TASK STATEMENT: Reproduce the listing exactly and skip over any pictures.

SUPPLIED MATERIAL:

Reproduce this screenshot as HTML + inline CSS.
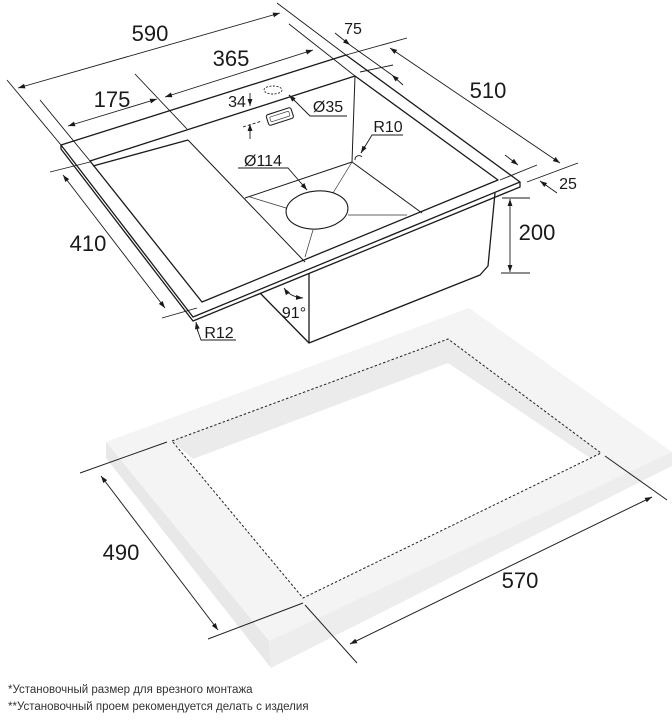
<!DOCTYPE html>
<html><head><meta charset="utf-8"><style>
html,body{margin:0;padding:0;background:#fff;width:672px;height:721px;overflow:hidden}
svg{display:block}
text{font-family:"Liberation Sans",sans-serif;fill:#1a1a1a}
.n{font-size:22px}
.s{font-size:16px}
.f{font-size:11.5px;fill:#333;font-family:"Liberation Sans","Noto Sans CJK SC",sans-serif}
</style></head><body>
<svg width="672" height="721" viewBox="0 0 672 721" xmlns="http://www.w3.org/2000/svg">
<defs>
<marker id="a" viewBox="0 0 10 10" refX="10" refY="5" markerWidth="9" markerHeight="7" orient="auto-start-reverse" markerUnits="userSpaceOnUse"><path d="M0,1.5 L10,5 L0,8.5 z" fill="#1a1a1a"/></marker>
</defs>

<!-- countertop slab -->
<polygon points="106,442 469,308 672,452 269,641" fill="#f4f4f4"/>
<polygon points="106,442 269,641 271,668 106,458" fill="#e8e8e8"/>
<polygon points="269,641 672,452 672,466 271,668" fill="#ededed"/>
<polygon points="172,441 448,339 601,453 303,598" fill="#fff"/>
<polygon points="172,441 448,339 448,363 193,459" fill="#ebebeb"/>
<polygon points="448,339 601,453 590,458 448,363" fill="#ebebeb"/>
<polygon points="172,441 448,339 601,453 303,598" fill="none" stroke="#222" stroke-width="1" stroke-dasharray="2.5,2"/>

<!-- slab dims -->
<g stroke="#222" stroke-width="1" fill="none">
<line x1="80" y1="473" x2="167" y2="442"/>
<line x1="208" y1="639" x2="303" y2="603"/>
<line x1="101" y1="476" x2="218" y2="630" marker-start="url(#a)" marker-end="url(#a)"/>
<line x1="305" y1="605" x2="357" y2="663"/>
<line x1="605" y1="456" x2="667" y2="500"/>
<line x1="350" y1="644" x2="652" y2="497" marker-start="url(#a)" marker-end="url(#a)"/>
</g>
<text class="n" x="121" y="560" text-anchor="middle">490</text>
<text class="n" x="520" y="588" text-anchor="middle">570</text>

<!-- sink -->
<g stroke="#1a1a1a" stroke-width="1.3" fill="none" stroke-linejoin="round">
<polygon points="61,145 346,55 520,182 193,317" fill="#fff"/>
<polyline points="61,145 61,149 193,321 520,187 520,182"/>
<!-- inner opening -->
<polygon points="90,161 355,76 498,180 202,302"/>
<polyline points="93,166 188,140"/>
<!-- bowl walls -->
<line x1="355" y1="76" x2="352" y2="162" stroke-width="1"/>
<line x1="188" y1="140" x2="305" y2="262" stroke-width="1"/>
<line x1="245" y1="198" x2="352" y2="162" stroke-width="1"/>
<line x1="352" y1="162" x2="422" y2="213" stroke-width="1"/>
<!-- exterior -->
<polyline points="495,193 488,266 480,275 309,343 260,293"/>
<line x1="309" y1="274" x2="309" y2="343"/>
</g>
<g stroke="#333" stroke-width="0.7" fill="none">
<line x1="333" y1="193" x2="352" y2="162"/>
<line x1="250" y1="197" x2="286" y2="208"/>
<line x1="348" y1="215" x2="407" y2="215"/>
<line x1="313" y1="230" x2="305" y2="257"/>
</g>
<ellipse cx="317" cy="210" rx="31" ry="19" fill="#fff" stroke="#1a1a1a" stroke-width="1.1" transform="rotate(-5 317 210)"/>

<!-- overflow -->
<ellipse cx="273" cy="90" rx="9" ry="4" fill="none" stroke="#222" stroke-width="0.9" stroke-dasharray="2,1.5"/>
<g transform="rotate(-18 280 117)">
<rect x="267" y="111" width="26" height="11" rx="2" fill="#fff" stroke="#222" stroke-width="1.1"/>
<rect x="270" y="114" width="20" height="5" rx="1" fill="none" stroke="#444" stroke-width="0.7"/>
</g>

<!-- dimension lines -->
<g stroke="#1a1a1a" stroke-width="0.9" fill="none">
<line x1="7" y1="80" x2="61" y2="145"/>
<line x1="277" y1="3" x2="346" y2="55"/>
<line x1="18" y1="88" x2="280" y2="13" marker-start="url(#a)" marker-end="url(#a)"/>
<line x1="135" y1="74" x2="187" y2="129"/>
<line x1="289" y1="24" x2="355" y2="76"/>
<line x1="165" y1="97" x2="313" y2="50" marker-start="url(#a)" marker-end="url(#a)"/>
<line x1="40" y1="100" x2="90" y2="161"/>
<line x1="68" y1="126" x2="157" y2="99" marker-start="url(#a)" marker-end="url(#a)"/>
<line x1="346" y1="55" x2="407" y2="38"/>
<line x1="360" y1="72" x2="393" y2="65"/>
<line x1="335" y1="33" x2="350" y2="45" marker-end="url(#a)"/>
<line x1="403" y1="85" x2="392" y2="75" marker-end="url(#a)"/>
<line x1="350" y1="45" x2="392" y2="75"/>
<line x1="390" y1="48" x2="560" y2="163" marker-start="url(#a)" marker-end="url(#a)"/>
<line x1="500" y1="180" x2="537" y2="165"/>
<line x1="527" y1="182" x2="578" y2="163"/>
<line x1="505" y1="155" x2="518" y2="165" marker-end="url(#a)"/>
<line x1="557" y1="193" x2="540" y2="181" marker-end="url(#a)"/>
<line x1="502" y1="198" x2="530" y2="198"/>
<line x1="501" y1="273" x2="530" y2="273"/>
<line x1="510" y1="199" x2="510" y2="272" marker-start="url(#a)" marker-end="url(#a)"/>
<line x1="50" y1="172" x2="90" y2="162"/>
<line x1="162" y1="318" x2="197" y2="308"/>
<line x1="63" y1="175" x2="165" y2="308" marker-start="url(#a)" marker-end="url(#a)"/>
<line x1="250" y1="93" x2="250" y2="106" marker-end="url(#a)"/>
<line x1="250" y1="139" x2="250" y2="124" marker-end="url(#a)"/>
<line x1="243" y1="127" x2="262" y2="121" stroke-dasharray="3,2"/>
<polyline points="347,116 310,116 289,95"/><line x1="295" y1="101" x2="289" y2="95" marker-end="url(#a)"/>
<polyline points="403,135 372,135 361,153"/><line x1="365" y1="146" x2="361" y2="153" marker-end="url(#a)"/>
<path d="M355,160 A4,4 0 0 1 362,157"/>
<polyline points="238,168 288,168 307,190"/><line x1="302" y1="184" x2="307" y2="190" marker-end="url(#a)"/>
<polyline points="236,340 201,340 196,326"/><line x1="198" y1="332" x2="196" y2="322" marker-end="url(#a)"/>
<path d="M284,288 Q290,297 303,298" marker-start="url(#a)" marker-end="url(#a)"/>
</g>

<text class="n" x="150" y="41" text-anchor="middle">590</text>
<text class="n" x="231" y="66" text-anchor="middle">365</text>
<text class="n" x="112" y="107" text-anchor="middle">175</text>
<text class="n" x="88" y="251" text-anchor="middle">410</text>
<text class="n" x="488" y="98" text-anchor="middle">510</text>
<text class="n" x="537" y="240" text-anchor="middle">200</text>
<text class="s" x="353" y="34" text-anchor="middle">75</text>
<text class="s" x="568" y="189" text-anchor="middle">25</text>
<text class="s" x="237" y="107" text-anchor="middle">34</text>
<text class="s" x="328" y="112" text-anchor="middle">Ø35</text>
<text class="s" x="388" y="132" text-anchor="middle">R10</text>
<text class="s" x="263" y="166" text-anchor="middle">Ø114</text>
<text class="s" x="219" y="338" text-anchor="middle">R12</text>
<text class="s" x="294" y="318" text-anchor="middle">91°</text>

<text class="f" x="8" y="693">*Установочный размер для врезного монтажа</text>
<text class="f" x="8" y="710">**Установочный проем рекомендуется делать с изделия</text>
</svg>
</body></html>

RESULT:
Reproduce this screenshot as HTML + inline CSS.
<!DOCTYPE html>
<html><head><meta charset="utf-8"><style>
html,body{margin:0;padding:0;background:#fff;width:672px;height:721px;overflow:hidden}
svg{display:block}
text{font-family:"Liberation Sans",sans-serif;fill:#1a1a1a}
.n{font-size:22px}
.s{font-size:16px}
.f{font-size:11.5px;fill:#333;font-family:"Liberation Sans","Noto Sans CJK SC",sans-serif}
</style></head><body>
<svg width="672" height="721" viewBox="0 0 672 721" xmlns="http://www.w3.org/2000/svg">
<defs>
<marker id="a" viewBox="0 0 10 10" refX="10" refY="5" markerWidth="9" markerHeight="7" orient="auto-start-reverse" markerUnits="userSpaceOnUse"><path d="M0,1.5 L10,5 L0,8.5 z" fill="#1a1a1a"/></marker>
</defs>

<!-- countertop slab -->
<polygon points="106,442 469,308 672,452 269,641" fill="#f4f4f4"/>
<polygon points="106,442 269,641 271,668 106,458" fill="#e8e8e8"/>
<polygon points="269,641 672,452 672,466 271,668" fill="#ededed"/>
<polygon points="172,441 448,339 601,453 303,598" fill="#fff"/>
<polygon points="172,441 448,339 448,363 193,459" fill="#ebebeb"/>
<polygon points="448,339 601,453 590,458 448,363" fill="#ebebeb"/>
<polygon points="172,441 448,339 601,453 303,598" fill="none" stroke="#222" stroke-width="1" stroke-dasharray="2.5,2"/>

<!-- slab dims -->
<g stroke="#222" stroke-width="1" fill="none">
<line x1="80" y1="473" x2="167" y2="442"/>
<line x1="208" y1="639" x2="303" y2="603"/>
<line x1="101" y1="476" x2="218" y2="630" marker-start="url(#a)" marker-end="url(#a)"/>
<line x1="305" y1="605" x2="357" y2="663"/>
<line x1="605" y1="456" x2="667" y2="500"/>
<line x1="350" y1="644" x2="652" y2="497" marker-start="url(#a)" marker-end="url(#a)"/>
</g>
<text class="n" x="121" y="560" text-anchor="middle">490</text>
<text class="n" x="520" y="588" text-anchor="middle">570</text>

<!-- sink -->
<g stroke="#1a1a1a" stroke-width="1.3" fill="none" stroke-linejoin="round">
<polygon points="61,145 346,55 520,182 193,317" fill="#fff"/>
<polyline points="61,145 61,149 193,321 520,187 520,182"/>
<!-- inner opening -->
<polygon points="90,161 355,76 498,180 202,302"/>
<polyline points="93,166 188,140"/>
<!-- bowl walls -->
<line x1="355" y1="76" x2="352" y2="162" stroke-width="1"/>
<line x1="188" y1="140" x2="305" y2="262" stroke-width="1"/>
<line x1="245" y1="198" x2="352" y2="162" stroke-width="1"/>
<line x1="352" y1="162" x2="422" y2="213" stroke-width="1"/>
<!-- exterior -->
<polyline points="495,193 488,266 480,275 309,343 260,293"/>
<line x1="309" y1="274" x2="309" y2="343"/>
</g>
<g stroke="#333" stroke-width="0.7" fill="none">
<line x1="333" y1="193" x2="352" y2="162"/>
<line x1="250" y1="197" x2="286" y2="208"/>
<line x1="348" y1="215" x2="407" y2="215"/>
<line x1="313" y1="230" x2="305" y2="257"/>
</g>
<ellipse cx="317" cy="210" rx="31" ry="19" fill="#fff" stroke="#1a1a1a" stroke-width="1.1" transform="rotate(-5 317 210)"/>

<!-- overflow -->
<ellipse cx="273" cy="90" rx="9" ry="4" fill="none" stroke="#222" stroke-width="0.9" stroke-dasharray="2,1.5"/>
<g transform="rotate(-18 280 117)">
<rect x="267" y="111" width="26" height="11" rx="2" fill="#fff" stroke="#222" stroke-width="1.1"/>
<rect x="270" y="114" width="20" height="5" rx="1" fill="none" stroke="#444" stroke-width="0.7"/>
</g>

<!-- dimension lines -->
<g stroke="#1a1a1a" stroke-width="0.9" fill="none">
<line x1="7" y1="80" x2="61" y2="145"/>
<line x1="277" y1="3" x2="346" y2="55"/>
<line x1="18" y1="88" x2="280" y2="13" marker-start="url(#a)" marker-end="url(#a)"/>
<line x1="135" y1="74" x2="187" y2="129"/>
<line x1="289" y1="24" x2="355" y2="76"/>
<line x1="165" y1="97" x2="313" y2="50" marker-start="url(#a)" marker-end="url(#a)"/>
<line x1="40" y1="100" x2="90" y2="161"/>
<line x1="68" y1="126" x2="157" y2="99" marker-start="url(#a)" marker-end="url(#a)"/>
<line x1="346" y1="55" x2="407" y2="38"/>
<line x1="360" y1="72" x2="393" y2="65"/>
<line x1="335" y1="33" x2="350" y2="45" marker-end="url(#a)"/>
<line x1="403" y1="85" x2="392" y2="75" marker-end="url(#a)"/>
<line x1="350" y1="45" x2="392" y2="75"/>
<line x1="390" y1="48" x2="560" y2="163" marker-start="url(#a)" marker-end="url(#a)"/>
<line x1="500" y1="180" x2="537" y2="165"/>
<line x1="527" y1="182" x2="578" y2="163"/>
<line x1="505" y1="155" x2="518" y2="165" marker-end="url(#a)"/>
<line x1="557" y1="193" x2="540" y2="181" marker-end="url(#a)"/>
<line x1="502" y1="198" x2="530" y2="198"/>
<line x1="501" y1="273" x2="530" y2="273"/>
<line x1="510" y1="199" x2="510" y2="272" marker-start="url(#a)" marker-end="url(#a)"/>
<line x1="50" y1="172" x2="90" y2="162"/>
<line x1="162" y1="318" x2="197" y2="308"/>
<line x1="63" y1="175" x2="165" y2="308" marker-start="url(#a)" marker-end="url(#a)"/>
<line x1="250" y1="93" x2="250" y2="106" marker-end="url(#a)"/>
<line x1="250" y1="139" x2="250" y2="124" marker-end="url(#a)"/>
<line x1="243" y1="127" x2="262" y2="121" stroke-dasharray="3,2"/>
<polyline points="347,116 310,116 289,95"/><line x1="295" y1="101" x2="289" y2="95" marker-end="url(#a)"/>
<polyline points="403,135 372,135 361,153"/><line x1="365" y1="146" x2="361" y2="153" marker-end="url(#a)"/>
<path d="M355,160 A4,4 0 0 1 362,157"/>
<polyline points="238,168 288,168 307,190"/><line x1="302" y1="184" x2="307" y2="190" marker-end="url(#a)"/>
<polyline points="236,340 201,340 196,326"/><line x1="198" y1="332" x2="196" y2="322" marker-end="url(#a)"/>
<path d="M284,288 Q290,297 303,298" marker-start="url(#a)" marker-end="url(#a)"/>
</g>

<text class="n" x="150" y="41" text-anchor="middle">590</text>
<text class="n" x="231" y="66" text-anchor="middle">365</text>
<text class="n" x="112" y="107" text-anchor="middle">175</text>
<text class="n" x="88" y="251" text-anchor="middle">410</text>
<text class="n" x="488" y="98" text-anchor="middle">510</text>
<text class="n" x="537" y="240" text-anchor="middle">200</text>
<text class="s" x="353" y="34" text-anchor="middle">75</text>
<text class="s" x="568" y="189" text-anchor="middle">25</text>
<text class="s" x="237" y="107" text-anchor="middle">34</text>
<text class="s" x="328" y="112" text-anchor="middle">Ø35</text>
<text class="s" x="388" y="132" text-anchor="middle">R10</text>
<text class="s" x="263" y="166" text-anchor="middle">Ø114</text>
<text class="s" x="219" y="338" text-anchor="middle">R12</text>
<text class="s" x="294" y="318" text-anchor="middle">91°</text>

<text class="f" x="8" y="693">*Установочный размер для врезного монтажа</text>
<text class="f" x="8" y="710">**Установочный проем рекомендуется делать с изделия</text>
</svg>
</body></html>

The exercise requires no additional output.